Personal freedom is a central philosophy for Langbroek, undoubtedly because of the curtailment she experienced being raised a Jehovah’s Witness. She broke away from the faith aged 18, and her brother and parents soon followed, but it still informs her perspective.

Kate Langbroek with The Project co-hosts Peter Helliar, Waleed Aly and Carrie Bickmore in June (Picture: Supplied)
Kate Langbroek with The Project co-hosts Peter Helliar, Waleed Aly and Carrie Bickmore in June (Picture: Supplied)

Recently she went head-to-head with co-host Hamish Macdonald on The Project over mandatory vaccines, saying that while she wasn’t anti-vaccination, she did feel uncomfortable mandating what others should put in their bodies.

“I’m confused that everyone is so militant and happy about it,” she tells Stellar. “I don’t want to see people disfellowshipped from their lives. I witnessed it growing up, and it’s a cruel and effective means of control.”

The legacy of the faith runs deep and it’s easy to see why her life is centred around family and loyal friends.

“The values and sense of community [within the faith] is good until you decide to leave, and then you discover all the love they supposedly had for you was dependent on what you believe. I was raised in a cult and to see the emergence of other cults is unsettling.”

Her background also informs her view on ageing. At 56, she feels she waited so long for her life to begin that she doesn’t feel as deeply into it as she possibly should. Consequently, she pays little attention to the passing years.

“I’m not mad about people who dwell on ageing,” she says. “I still have this belief that if I started practising for an event in the Olympics and I worked really hard, I could be in the next Games.”

Despite working alongside Hughesy for 18 years, she says she couldn’t put her family through a move to Sydney to co-host the breakfast show with him when she returned from Italy.

She’s grateful for the past year with her father Jan, who died in August, and is now hosting the 3pm Pick Up on the KIIS Network three times each week with Monty Dimond.

She loves working with women – pointing out that the conversations tend to be circular rather than linear, which they often are with men – though she believes mums are universally corralled into a narrow stereotype.

“You have to remember who you are,” she says emphatically. “It’s so limiting and depressing.”

Kate Langbroek stars on the cover of this Sunday’s Stellar.
Kate Langbroek stars on the cover of this Sunday’s Stellar.

With her husband’s Melbourne bar closed due to lockdown, Langbroek laughingly points out that few couples have spent so much time together pre-retirement.

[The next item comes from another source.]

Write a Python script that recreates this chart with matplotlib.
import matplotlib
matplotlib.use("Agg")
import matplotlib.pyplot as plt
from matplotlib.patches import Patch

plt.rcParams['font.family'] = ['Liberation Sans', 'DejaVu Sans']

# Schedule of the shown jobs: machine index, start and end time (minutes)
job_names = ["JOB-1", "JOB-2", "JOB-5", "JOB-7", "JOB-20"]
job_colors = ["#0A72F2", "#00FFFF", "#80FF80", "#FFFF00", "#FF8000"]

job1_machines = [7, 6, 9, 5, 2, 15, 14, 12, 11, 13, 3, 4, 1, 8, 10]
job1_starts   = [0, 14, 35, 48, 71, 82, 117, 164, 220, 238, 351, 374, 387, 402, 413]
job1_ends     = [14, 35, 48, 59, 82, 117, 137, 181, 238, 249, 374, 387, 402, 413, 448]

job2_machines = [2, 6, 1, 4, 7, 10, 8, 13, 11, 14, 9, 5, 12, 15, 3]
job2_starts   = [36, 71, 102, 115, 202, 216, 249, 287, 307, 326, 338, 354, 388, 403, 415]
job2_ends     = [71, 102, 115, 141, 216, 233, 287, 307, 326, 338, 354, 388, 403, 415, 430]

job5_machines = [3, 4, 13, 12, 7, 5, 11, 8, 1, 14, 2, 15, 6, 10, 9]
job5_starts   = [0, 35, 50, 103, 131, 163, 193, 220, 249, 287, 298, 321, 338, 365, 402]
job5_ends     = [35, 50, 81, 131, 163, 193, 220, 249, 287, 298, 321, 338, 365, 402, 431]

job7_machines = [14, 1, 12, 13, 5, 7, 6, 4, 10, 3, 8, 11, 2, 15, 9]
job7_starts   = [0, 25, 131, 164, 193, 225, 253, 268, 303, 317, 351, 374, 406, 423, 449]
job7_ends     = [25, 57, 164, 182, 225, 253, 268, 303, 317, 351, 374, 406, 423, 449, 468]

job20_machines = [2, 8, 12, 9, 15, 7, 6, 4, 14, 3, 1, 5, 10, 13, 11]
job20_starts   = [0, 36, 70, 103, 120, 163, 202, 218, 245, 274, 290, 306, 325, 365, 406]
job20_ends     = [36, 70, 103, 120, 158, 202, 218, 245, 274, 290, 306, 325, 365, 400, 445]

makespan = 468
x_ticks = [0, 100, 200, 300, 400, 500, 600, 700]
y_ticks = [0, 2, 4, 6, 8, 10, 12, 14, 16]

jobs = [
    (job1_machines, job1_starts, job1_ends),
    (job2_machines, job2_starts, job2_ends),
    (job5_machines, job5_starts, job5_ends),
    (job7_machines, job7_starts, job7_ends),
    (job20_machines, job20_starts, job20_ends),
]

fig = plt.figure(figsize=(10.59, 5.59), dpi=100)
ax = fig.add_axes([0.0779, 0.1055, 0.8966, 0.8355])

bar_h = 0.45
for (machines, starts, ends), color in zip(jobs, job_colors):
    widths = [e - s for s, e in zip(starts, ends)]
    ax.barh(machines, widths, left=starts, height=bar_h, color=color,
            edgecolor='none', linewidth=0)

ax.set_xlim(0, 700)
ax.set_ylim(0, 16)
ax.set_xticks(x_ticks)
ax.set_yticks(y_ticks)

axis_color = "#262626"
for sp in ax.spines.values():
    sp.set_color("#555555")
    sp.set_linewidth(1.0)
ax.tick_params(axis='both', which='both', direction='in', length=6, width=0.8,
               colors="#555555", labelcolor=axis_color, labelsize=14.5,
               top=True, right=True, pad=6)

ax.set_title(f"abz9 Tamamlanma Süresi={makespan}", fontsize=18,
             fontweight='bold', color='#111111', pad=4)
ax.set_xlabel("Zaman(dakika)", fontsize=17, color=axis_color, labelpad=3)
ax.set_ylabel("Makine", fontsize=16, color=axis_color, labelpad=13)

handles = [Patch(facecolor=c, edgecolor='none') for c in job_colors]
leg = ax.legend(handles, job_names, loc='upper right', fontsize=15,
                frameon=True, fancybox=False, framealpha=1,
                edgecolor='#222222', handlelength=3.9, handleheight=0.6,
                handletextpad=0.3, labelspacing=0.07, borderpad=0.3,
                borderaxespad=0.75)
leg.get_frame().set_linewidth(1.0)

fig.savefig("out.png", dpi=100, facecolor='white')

While her memoir covers the highlights – including getting stoned together in Amsterdam – she also chronicles the tensions.

“We’ve had such a beautiful time together, even in the worst of times when it’s been hard,” she says. “There’s no-one else I could imagine doing it with.”

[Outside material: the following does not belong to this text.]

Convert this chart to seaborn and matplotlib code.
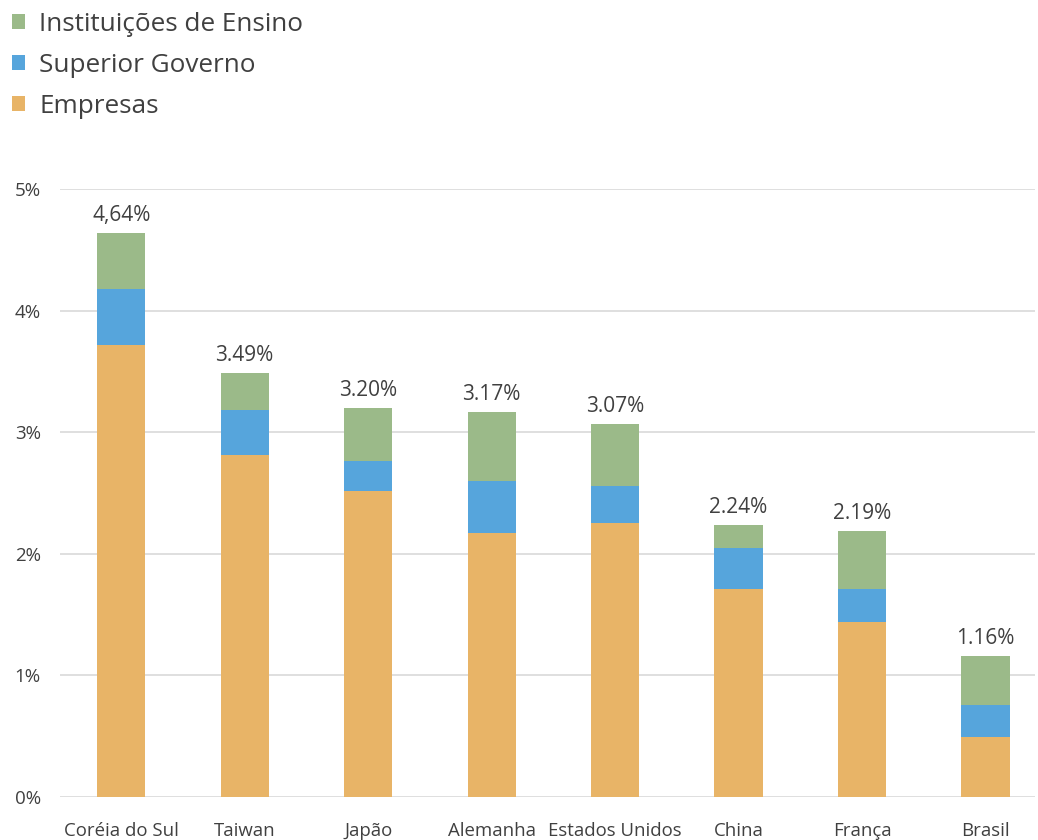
import matplotlib
matplotlib.use("Agg")
import matplotlib.pyplot as plt
from matplotlib.patches import Patch
import seaborn as sns
import pandas as pd

# R&D spending as % of GDP, by funding source
paises = ["Coréia do Sul", "Taiwan", "Japão", "Alemanha",
          "Estados Unidos", "China", "França", "Brasil"]
empresas = [3.72, 2.81, 2.52, 2.17, 2.25, 1.71, 1.44, 0.49]
governo = [0.46, 0.37, 0.24, 0.43, 0.31, 0.34, 0.27, 0.27]
totais = [4.64, 3.49, 3.20, 3.17, 3.07, 2.24, 2.19, 1.16]
rotulos = ["4,64%", "3.49%", "3.20%", "3.17%", "3.07%", "2.24%", "2.19%", "1.16%"]
series = ["Instituições de Ensino", "Superior Governo", "Empresas"]

cor_ensino = "#9BBA89"
cor_governo = "#56A5DC"
cor_empresas = "#E8B467"
cor_texto = "#404040"

sns.set_theme(style="white")
plt.rcParams["font.family"] = ["Open Sans", "DejaVu Sans"]

df = pd.DataFrame({
    "pais": paises,
    "total": totais,
    "emp_gov": [e + g for e, g in zip(empresas, governo)],
    "empresas": empresas,
})

fig = plt.figure(figsize=(10.38, 8.4), dpi=100)
ax = fig.add_axes([0.058, 0.0512, 0.939, 0.7238])

# Stacked bars drawn as cumulative layers, tallest first
for col, cor in [("total", cor_ensino), ("emp_gov", cor_governo), ("empresas", cor_empresas)]:
    sns.barplot(data=df, x="pais", y=col, color=cor, width=0.39,
                saturation=1, ax=ax, zorder=3, linewidth=0)

for i, (t, r) in enumerate(zip(totais, rotulos)):
    ax.annotate(r, (i, t), xytext=(0, 5), textcoords="offset points",
                ha="center", va="bottom", fontsize=15, color=cor_texto)

ax.set_ylim(0, 5)
ax.set_xlim(-0.494, 7.40)
ax.set_yticks([0, 1, 2, 3, 4, 5])
ax.set_yticklabels([f"{v}%" for v in range(6)])
ax.yaxis.grid(True, color="#D9D9D9", linewidth=1.2, zorder=0)
ax.set_axisbelow(True)
for s in ax.spines.values():
    s.set_visible(False)
ax.tick_params(axis="y", length=0, pad=14, labelsize=13.5, labelcolor=cor_texto)
ax.tick_params(axis="x", length=0, pad=18, labelsize=13.4, labelcolor=cor_texto)
ax.set_xlabel("")
ax.set_ylabel("")

handles = [Patch(facecolor=c, edgecolor="none")
           for c in [cor_ensino, cor_governo, cor_empresas]]
leg = fig.legend(handles, series, loc="upper left", bbox_to_anchor=(0.0, 1.0),
                 frameon=False, fontsize=18.8, handlelength=0.5, handleheight=0.5,
                 handletextpad=0.55, labelspacing=0.62, borderaxespad=0.15,
                 borderpad=0.3)
for t in leg.get_texts():
    t.set_color(cor_texto)

fig.savefig("out.png", dpi=100)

So despite Italy’s dodgy plumbing, the absence of decent potato peelers and the European preference for dark chocolate (she prefers Milky Bar), one has to wonder if she would do it all again.

“Absolutely,” she says, already nostalgic about the time she spent in the “glorious boot”. As she says: “Life isn’t supposed to be endless ecstasy, but you’ve got to be responsible for your own life and your own happiness. So many people don’t do things they want, but I believe you have to be alive in your own life.”

Ciao Bella! Six Take Italy by Kate Langbroek (Simon & Schuster, $32.99) is out Thursday.